Le musée de l’Holocauste américain condamne la persécution des homosexuels en Tchétchénie
Pour la directrice du musée, la Shoah “nous enseigne ce qui peut arriver quand des violences soutenues par l’Etat sont autorisées à se déchaîner contre un groupe”
Le musée mémorial américain de l’Holocauste a déclaré être « profondément inquiet » des récentes informations sur le gouvernement tchétchène, qui persécute les hommes gays.
« Les informations sur le ciblage de personnes LGBT en Tchétchénie, combinées aux déclarations des responsables tchétchènes qui semblent soutenir les violences, sont une cause d’inquiétude profonde », a déclaré jeudi dans un communiqué Sara Bloomfield, directrice du musée. « Les gouvernements tchétchènes et russes doivent enquêter sur ces accusations et garantir la sécurité des populations LGBT au sein de la Fédération russe. »
Le journal d’opposition russe Novaya Gazeta a annoncé ce mois-ci qu’au moins 100 hommes homosexuels avaient été arrêtés, et trois tués en Tchétchénie. Même si le gouvernement tchétchène a démenti ces accusations, un porte-parole du gouvernement a dit au New York Times que les hommes gays n’existaient pas dans le pays, suite à l’article qui a attiré l’attention des médias.
Human Rights Watch a confirmé l’information, déclarant qu’une « campagne brutale contre les personnes LGBT » avait lieu depuis plusieurs semaines dans le pays.
« L’Holocauste nous enseigne ce qui peut arriver quand des violences soutenues par l’Etat sont autorisées à se déchaîner contre un groupe », a déclaré Bloomfield, soulignant que les homosexuels avaient également été persécutés par les nazis pendant la Shoah.
Eliot Engel, représentant démocrate de l’état de New York, a lui aussi condamné ces persécutions.
« Je suis écœuré par les informations sur les autorités tchétchènes qui incarcèrent illégalement, torturent et peut-être tuent un grand nombre d’hommes homosexuels. Il y a aussi eu des informations sur des personnes LGBT fuyant la Tchétchénie à la recherche d’un refuge contre les persécutions », a déclaré l’élu juif dans un communiqué la semaine dernière.
Les informations sur les agressions en Tchétchénie ont entraîné des condamnations internationales. Les militants ont accusé les autorités russes de fermer les yeux de crainte d’irriter Ramzan Kadyrov, l’homme qui règne d’une main de fer sur le pays depuis dix ans, dans une région où Moscou a livré deux sanglantes guerres séparatistes.
Nikki Halley, ambassadrice américaine auprès des Nations unies, a déclaré lundi qu’elle était « troublée » par les informations, et la Suède a dit jeudi avoir convoqué l’ambassadeur russe.

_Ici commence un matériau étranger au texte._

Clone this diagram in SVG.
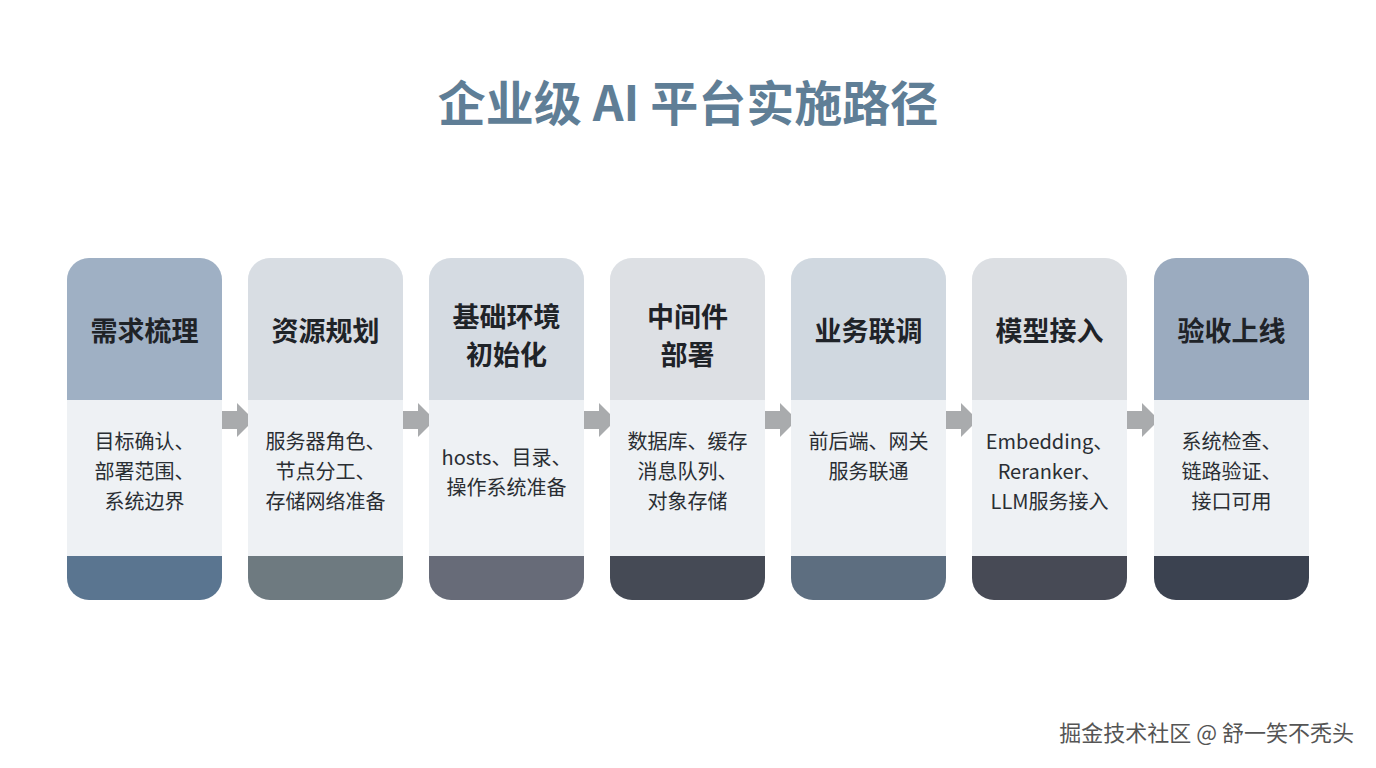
<svg xmlns="http://www.w3.org/2000/svg" width="1376" height="768" viewBox="0 0 1376 768">
<style>
.t{font-family:"Noto Sans CJK SC","Noto Sans",sans-serif}
.h{font-size:27px;font-weight:bold;fill:#1f2328;text-anchor:middle}
.b{font-size:20px;fill:#2a2e33;text-anchor:middle}
.body{fill:#eef1f4}
.ar{fill:#a9abad}
</style>
<defs>
<clipPath id="c"><rect x="0" y="0" width="155" height="342" rx="22"/></clipPath>
</defs>
<rect width="1376" height="768" fill="#fff"/>
<text class="t" x="688" y="121" font-size="48" font-weight="bold" fill="#5f7e96" text-anchor="middle">企业级 AI 平台实施路径</text>
<g id="connectors">
<polygon class="ar" points="215,411 237,411 237,403 254,420 237,437 237,429 215,429"/>
<polygon class="ar" points="396,411 418,411 418,403 435,420 418,437 418,429 396,429"/>
<polygon class="ar" points="577,411 599,411 599,403 616,420 599,437 599,429 577,429"/>
<polygon class="ar" points="758,411 780,411 780,403 797,420 780,437 780,429 758,429"/>
<polygon class="ar" points="939,411 961,411 961,403 978,420 961,437 961,429 939,429"/>
<polygon class="ar" points="1120,411 1142,411 1142,403 1159,420 1142,437 1142,429 1120,429"/>
</g>
<g id="n1" transform="translate(67,258)"><g clip-path="url(#c)"><rect class="body" width="155" height="342"/><rect width="155" height="142" fill="#9fb0c4"/><rect y="298" width="155" height="44" fill="#5a7590"/></g>
<text class="t h" x="77.5" y="83">需求梳理</text>
<text class="t b" x="77.5" y="191">目标确认、</text><text class="t b" x="77.5" y="221">部署范围、</text><text class="t b" x="77.5" y="251">系统边界</text></g>
<g id="n2" transform="translate(248,258)"><g clip-path="url(#c)"><rect class="body" width="155" height="342"/><rect width="155" height="142" fill="#d8dde3"/><rect y="298" width="155" height="44" fill="#6e7a80"/></g>
<text class="t h" x="77.5" y="83">资源规划</text>
<text class="t b" x="77.5" y="191">服务器角色、</text><text class="t b" x="77.5" y="221">节点分工、</text><text class="t b" x="77.5" y="251">存储网络准备</text></g>
<g id="n3" transform="translate(429,258)"><g clip-path="url(#c)"><rect class="body" width="155" height="342"/><rect width="155" height="142" fill="#d5dbe2"/><rect y="298" width="155" height="44" fill="#676b78"/></g>
<text class="t h" x="77.5" y="69">基础环境</text><text class="t h" x="77.5" y="107">初始化</text>
<text class="t b" x="77.5" y="207">hosts、目录、</text><text class="t b" x="77.5" y="237">操作系统准备</text></g>
<g id="n4" transform="translate(610,258)"><g clip-path="url(#c)"><rect class="body" width="155" height="342"/><rect width="155" height="142" fill="#dde0e4"/><rect y="298" width="155" height="44" fill="#454a55"/></g>
<text class="t h" x="77.5" y="69">中间件</text><text class="t h" x="77.5" y="107">部署</text>
<text class="t b" x="77.5" y="191">数据库、缓存</text><text class="t b" x="77.5" y="221">消息队列、</text><text class="t b" x="77.5" y="251">对象存储</text></g>
<g id="n5" transform="translate(791,258)"><g clip-path="url(#c)"><rect class="body" width="155" height="342"/><rect width="155" height="142" fill="#d0d8e0"/><rect y="298" width="155" height="44" fill="#5d6e80"/></g>
<text class="t h" x="77.5" y="83">业务联调</text>
<text class="t b" x="77.5" y="191">前后端、网关</text><text class="t b" x="77.5" y="221">服务联通</text></g>
<g id="n6" transform="translate(972,258)"><g clip-path="url(#c)"><rect class="body" width="155" height="342"/><rect width="155" height="142" fill="#dcdfe3"/><rect y="298" width="155" height="44" fill="#474a55"/></g>
<text class="t h" x="77.5" y="83">模型接入</text>
<text class="t b" x="77.5" y="191">Embedding、</text><text class="t b" x="77.5" y="221">Reranker、</text><text class="t b" x="77.5" y="251">LLM服务接入</text></g>
<g id="n7" transform="translate(1154,258)"><g clip-path="url(#c)"><rect class="body" width="155" height="342"/><rect width="155" height="142" fill="#9babbf"/><rect y="298" width="155" height="44" fill="#3b4250"/></g>
<text class="t h" x="77.5" y="83">验收上线</text>
<text class="t b" x="77.5" y="191">系统检查、</text><text class="t b" x="77.5" y="221">链路验证、</text><text class="t b" x="77.5" y="251">接口可用</text></g>
<text class="t" x="1354" y="741" font-size="22" fill="#555" text-anchor="end">掘金技术社区 @ 舒一笑不秃头</text>
</svg>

Tanya Lokshina, de Human Rights Watch, a déclaré que, à son avis, « il suffira d’un appel du Kremlin à Kadyrov pour que les arrestations cessent. »
Le bureau du procureur général de Russie a officiellement ouvert une enquête lundi, mais Dmitry Peskov, le porte-parole du Kremlin, a minimisé les informations rapportées, affirmant qu’il n’y avait eu « aucune confirmation » des violences et des arrestations.
« Ce sont des plaintes fantômes, totalement dépersonnalisées », a-t-il déclaré en parlant des articles des médias.
Lokshina a cependant répliqué qu’ « imaginer que des personnes présentent des informations sans aucune protection efficace, sans aucune garantie de sécurité, est simplement impossible. »
« Ici, nous avons à faire avec des personnes LGBT, et elles sont particulièrement vulnérables en Tchétchénie, parce qu’en plus de craindre les autorités, elles doivent aussi craindre leur propre famille », a-t-elle dit.
Pour la journaliste de Novaya Gazeta, Irina Gordienko, menacée de mort par le Grand Mufti tchétchène après son enquête, Kadyrov exerce en Tchétchénie une « tyrannie absolue » avec l’accord tacite du Kremlin. « C’est là le cœur du problème : l’impunité des autorités tchétchènes », conclut-elle.
Son journal a également reçu des lettres portant les mots « Grozny 666666 » et contenant une poudre blanche qui s’est révélée inoffensive.